Nuclear Science and Engineering / Volume 183 / Number 2 / June 2016 / Pages 185-195
Technical Paper / dx.doi.org/10.13182/NSE15-95
Articles are hosted by Taylor and Francis Online.
The nodal integral method (NIM) has been widely used to solve multidimensional steady-state convection-diffusion problems. However, unphysical oscillating behavior arises when NIM is applied to steep-gradient problems and discontinuous problems. In this paper, a new nodal expansion method (NEM) with high-order moments (NEM_HM) is developed to reduce the numerical oscillation drawback of NIM. High-order moments of transverse-integrated variables are introduced. Based on the definition of Legendre moments, all the expansion coefficients of NEM_HM can be defined as shared moments and unshared moments. Then, the calculation framework of the traditional NEM is extended to include the high-order moments.
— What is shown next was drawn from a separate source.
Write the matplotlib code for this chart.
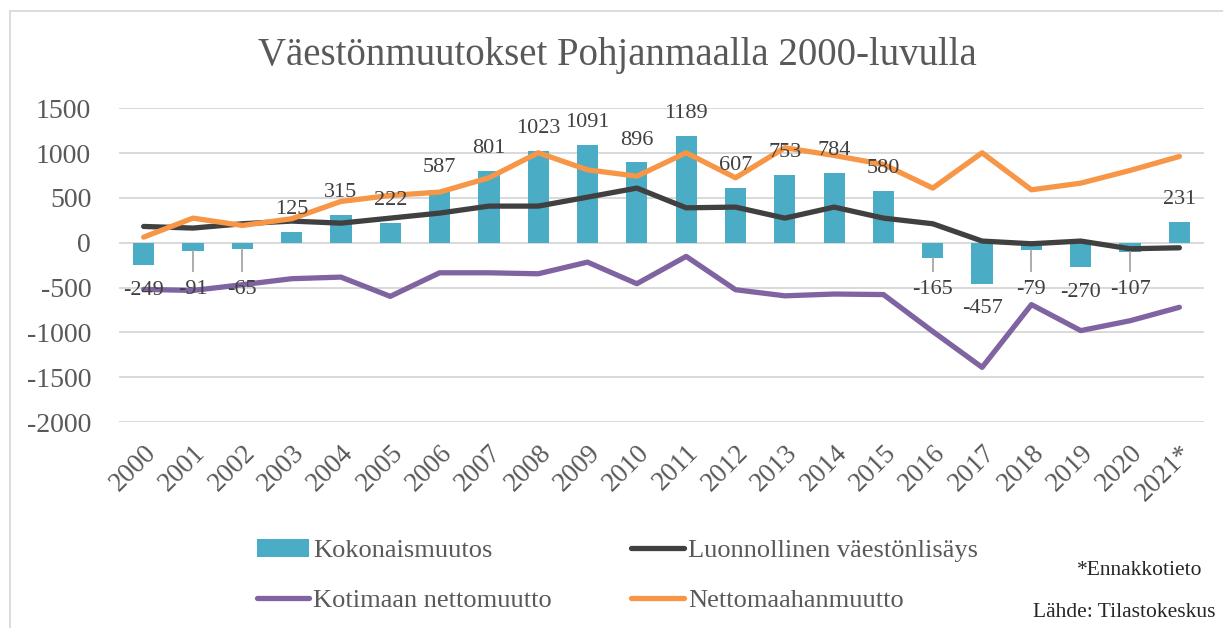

Additional nodal balance equations are introduced to ensure the uniqueness of all the shared variables such as node-average variables. Finally, coupled discrete equations are obtained in terms of various order moments on the surfaces of the nodes. The classical Smith-Hutton problem and a cross-flow problem are chosen to test the effectiveness of NEM_HM. Numerical results show that the accuracy of NEM_HM outperforms NIM for steep-gradient problems and discontinuous cases.